Mereka yang hanya milikNya, harus mengalami kepedihan di luar batas pikiran. Masing-masing kita memiliki keterikatan terdalam atau system kepercayaan. Kita ingin dicintai, memiliki sasaran dalam hidup, menemukan kebenaran spiritual. Kita percaya akan keadilan, dalam karma, dalam bimbingan Tuhan, dalam guru yang sempurna. Keterikatan dan kepercayaan ini terpusat pada identitas kita sendiri, dan hingga kini telah menjadi pendukung terbesar dalam tarikat.

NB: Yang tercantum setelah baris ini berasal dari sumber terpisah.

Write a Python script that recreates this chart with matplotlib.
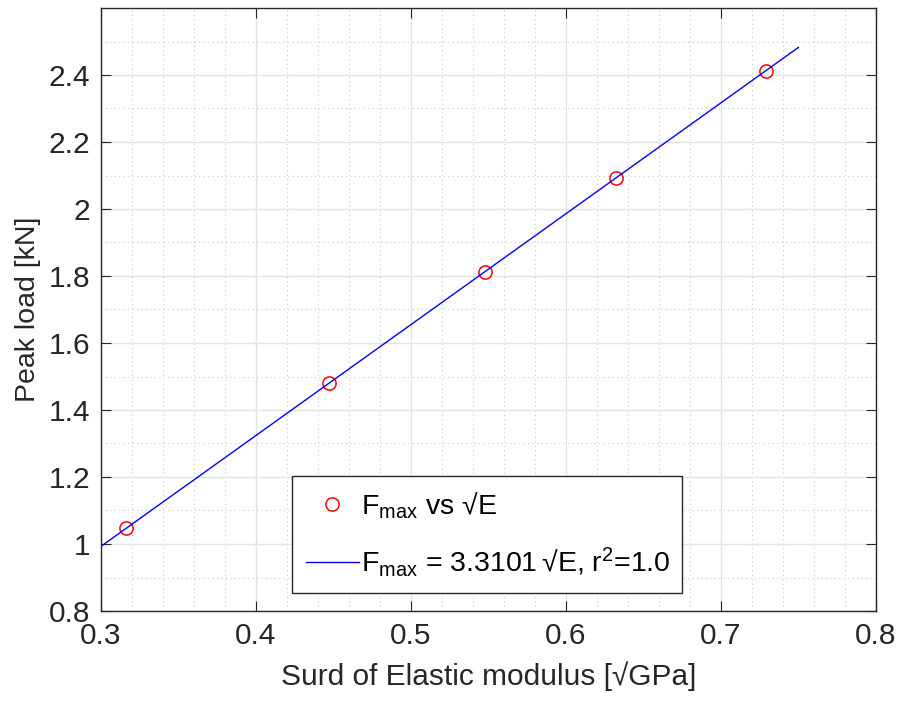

Perjalanan kita mendaki gunung, membebaskan kita dari banyak keeterikatan, lahiriyah maupun batiniah, dan dari kepercayaan kolektif; tidak lagi dikuasasi oleh sifat bawah kita, oleh dinamika bayangan, motivasi kepentingan diri sendiri atau pola-pola kolektif; kita masih tergantung pada dukungan kepercayaan terdalam kita. Biasanya, itu milik identitas spiritual kita, rasa diri sebagai pencari. Kini hal itu pun harus ditinggalkan. Seluruh identitas kita, bahkan identitas spiritual, harus hancur lebur. Kita harus tidak terdukung secara total.

Attar bercerita tantang seorang syeikh agung dengan banyak pengikut, namun jatuh cinta pada seorang gadis Nasrani. Sheikh Sam’an ada di Mekah ketika ia bermimpi sedang bersujud pada berhala di Roma. Mimpi itu begitu mengganggunya, sehingga ia pergi ke Roma bersama beberapa orang muridnya. Suatu hari, ia melihat seorang gadis yang kecantikannya bagaikan gemerlap matahari. Hati sheikh ini lebur dalam kecantikannya; ia menyerahkan seluruh keinginannya pada cinta ini. Pengikutnya begitu terkejut dan mencoba memberi memberi berbagai penjelasan, tapi ia menolak untuk mendengar mereka. Seorang murid menuruhnya untuk bertaubat (kembali) ia berkata: “Aku bertaubat, Dari seluruh diriku sebelum ini, dan semuanya yang dimiliki diriku masa lalu.”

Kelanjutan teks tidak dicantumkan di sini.